Perhaps it is useful to distinguish among: Epidemiological parameters, biological or medical parameters, efficiency parameters, effectiveness parameters and demand parameters.
Epidemiological parameters. These include the shares of the various risk groups in the population and the baseline rates of activity and the rate of sexual mixing between the various groups. Depending on the structure of the model, a measure of concurrency or a measure of mean partnership duration is also required, for each compartment in the model. Important theoretical work by Anderson and May has shown that accurate prediction requires information about not only the mean but also the variance of each of these numbers, but whether it would be useful to know the variance within each separate compartment or only the variance across all compartments (which could be deduced from the distribution of their mean values) is unclear to me.
Biological or medical parameters. These include features of the natural history of HIV and the degree of infectiousness of an infected person in the various compartments through which s/he passes and the susceptibility of the uninfected individual. If acquired and used, condoms and microbicides intervene at this point to reduce an individual’s infectiousness and susceptibility.
Efficiency parameters. These include the parameters of the structure of the cost of production and distribution of HIV services.
Effectiveness parameters. These include the effectiveness of a service at preventing an HIV infection and/or prolonging the life of an infected person – assuming that the service is used. But this is a big assumption. To relax this assumption, a model would need to have a demand structure and …
Demand parameters. These include the responsiveness of utilization to changes in the policy instruments that governments and donors can manipulate, such as the price, distance, convenience attractiveness of a service and of its substitutes and complements.
With respect to each parameter within each class of parameters, we can ask whether sufficient data exists to rigorously construct estimates of a mean and a confidence interval. Where insufficient data exists, we can ask whose subjective Bayesian priors are represented in the model, what those priors are and how sensitive the model’s predictions would be to the choice of alternative priors.

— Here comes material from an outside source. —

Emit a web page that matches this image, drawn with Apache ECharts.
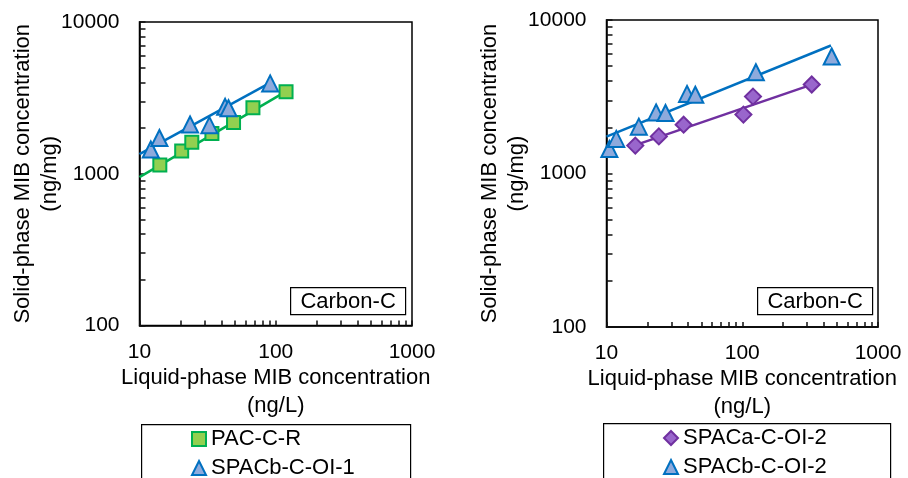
<!DOCTYPE html>
<html>
<head>
<meta charset="utf-8">
<script src="https://cdn.jsdelivr.net/npm/echarts@6/dist/echarts.min.js"></script>
<style>
  html, body { margin: 0; padding: 0; background: #fff; }
  #chart { width: 908px; height: 478px; }
</style>
</head>
<body>
<div id="chart"></div>
<script>
// values, [liquid ng/L, solid ng/mg]
var pacCR = [[14.1, 1140], [20.4, 1410], [24.2, 1610], [34, 1840], [49, 2180], [68, 2720], [119, 3470]];
var spacbOI1 = [[12.1, 1445], [14, 1720], [23.5, 2110], [32.6, 2090], [42.5, 2760], [45, 2700], [91, 3940]];
var spacaOI2 = [[16.3, 1520], [24.3, 1745], [37, 2080], [102, 2420], [120, 3170], [325, 3800]];
var spacbOI2 = [[10.5, 1445], [11.8, 1680], [17.3, 2020], [23.2, 2500], [27.2, 2480], [39.2, 3300], [45.1, 3260], [126, 4570], [456, 5780]];

// fitted trend lines (end points)
var fitPacCR = [[10, 950], [120, 3500]];
var fitSpacbOI1 = [[10, 1345], [90, 3950]];
var fitSpacaOI2 = [[16.3, 1530], [325, 3790]];
var fitSpacbOI2 = [[10, 1738], [450, 6820]];

// tick positions of the log axes (majors and minors)
var xTicks = [10, 20, 30, 40, 50, 60, 70, 80, 90, 100, 200, 300, 400, 500, 600, 700, 800, 900, 1000];
var yTicks = [100, 200, 300, 400, 500, 600, 700, 800, 900, 1000, 2000, 3000, 4000, 5000, 6000, 7000, 8000, 9000, 10000];

var FONT = '"Liberation Sans", Arial, sans-serif';
var GREEN = '#00b050', GREEN_FILL = '#92d050';
var BLUE = '#0070c0', BLUE_FILL = '#8eaadc';
var PURPLE = '#7030a0', PURPLE_FILL = '#9966cc';

var myChart = echarts.init(document.getElementById('chart'));

function plain(v) { return String(Math.round(v)); }

function xAxisOf(gi) {
  return {
    type: 'log', logBase: 10, gridIndex: gi, min: 10, max: 1000,
    name: 'Liquid-phase MIB concentration\n(ng/L)',
    nameLocation: 'middle', nameGap: 38, nameMoveOverlap: false,
    nameTextStyle: { fontFamily: FONT, fontSize: 22, color: '#000', lineHeight: 28 },
    axisLine: { show: true, lineStyle: { color: '#000', width: 1.5 } },
    axisTick: { show: true, inside: true, length: 5, customValues: xTicks,
      lineStyle: { color: '#111', width: 1.5 } },
    axisLabel: { fontFamily: FONT, fontSize: 21, color: '#000', margin: 16, formatter: plain },
    splitLine: { show: false }
  };
}
function yAxisOf(gi) {
  return {
    type: 'log', logBase: 10, gridIndex: gi, min: 100, max: 10000,
    name: 'Solid-phase MIB concentration\n(ng/mg)',
    nameLocation: 'middle', nameGap: 76, nameRotate: 90, nameMoveOverlap: false,
    nameTextStyle: { fontFamily: FONT, fontSize: 22, color: '#000', lineHeight: 27 },
    axisLine: { show: true, lineStyle: { color: '#000', width: 1.5 } },
    axisTick: { show: true, inside: true, length: 6, customValues: yTicks,
      lineStyle: { color: '#111', width: 1.5 } },
    axisLabel: { fontFamily: FONT, fontSize: 21, color: '#000', margin: 20, formatter: plain },
    splitLine: { show: false }
  };
}

function fitLine(gi, data, color) {
  return {
    type: 'line', xAxisIndex: gi, yAxisIndex: gi, data: data,
    showSymbol: false, silent: true, z: 2,
    lineStyle: { color: color, width: 2.5 }
  };
}

function scatter(gi, name, data, symbol, size, fill, border) {
  return {
    type: 'scatter', name: name, xAxisIndex: gi, yAxisIndex: gi, data: data,
    symbol: symbol, symbolSize: size, z: 3,
    itemStyle: { color: fill, borderColor: border, borderWidth: 2, opacity: 1 }
  };
}

function carbonBox(x, y) {
  return {
    type: 'group', left: x, top: y,
    children: [
      { type: 'rect', shape: { x: 0, y: 0, width: 115, height: 27 },
        style: { fill: '#fff', stroke: '#000', lineWidth: 1.2 } },
      { type: 'text', x: 57.5, y: 14, style: { text: 'Carbon-C', font: '22px ' + FONT,
        fill: '#000', align: 'center', verticalAlign: 'middle' } }
    ]
  };
}

function legendOf(x, y, names) {
  return {
    left: x, top: y, height: 80, orient: 'vertical', padding: 0, itemGap: 7,
    itemWidth: 14, itemHeight: 14, align: 'left', data: names,
    textStyle: { fontFamily: FONT, fontSize: 22, color: '#000', lineHeight: 22 }
  };
}

var option = {
  backgroundColor: '#fff',
  animation: false,
  grid: [
    { left: 139.5, top: 22, width: 272.5, height: 303.5, show: true, borderColor: '#000', borderWidth: 1.5, backgroundColor: 'transparent' },
    { left: 606.5, top: 20, width: 271.5, height: 307, show: true, borderColor: '#000', borderWidth: 1.5, backgroundColor: 'transparent' }
  ],
  xAxis: [xAxisOf(0), xAxisOf(1)],
  yAxis: [yAxisOf(0), yAxisOf(1)],
  legend: [
    legendOf(191, 428, ['PAC-C-R', 'SPACb-C-OI-1']),
    legendOf(663, 427, ['SPACa-C-OI-2', 'SPACb-C-OI-2'])
  ],
  graphic: [
    carbonBox(290, 287),
    carbonBox(757, 287),
    { type: 'rect', left: 141, top: 424, z: -1,
      shape: { x: 0, y: 0, width: 269, height: 70 },
      style: { fill: '#fff', stroke: '#000', lineWidth: 1.2 } },
    { type: 'rect', left: 603, top: 423, z: -1,
      shape: { x: 0, y: 0, width: 287, height: 70 },
      style: { fill: '#fff', stroke: '#000', lineWidth: 1.2 } }
  ],
  series: [
    fitLine(0, fitPacCR, GREEN),
    fitLine(0, fitSpacbOI1, BLUE),
    fitLine(1, fitSpacaOI2, PURPLE),
    fitLine(1, fitSpacbOI2, BLUE),
    scatter(0, 'PAC-C-R', pacCR, 'rect', 13, GREEN_FILL, GREEN),
    scatter(0, 'SPACb-C-OI-1', spacbOI1, 'triangle', 16, BLUE_FILL, BLUE),
    scatter(1, 'SPACa-C-OI-2', spacaOI2, 'diamond', 16, PURPLE_FILL, PURPLE),
    scatter(1, 'SPACb-C-OI-2', spacbOI2, 'triangle', 16, BLUE_FILL, BLUE)
  ]
};

myChart.setOption(option);
</script>
</body>
</html>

If you have gotten this far, you must be either really interested in modeling per se or really interested in whether HIV models are producing reliable predictions about the magnitude of the future health and fiscal burden of AIDS. If you are a model “consumer,” rather than a modeler, I’m curious whether this checklist seems helpful. Or would you rather just accept the model predictions from someone else – and then take them on faith?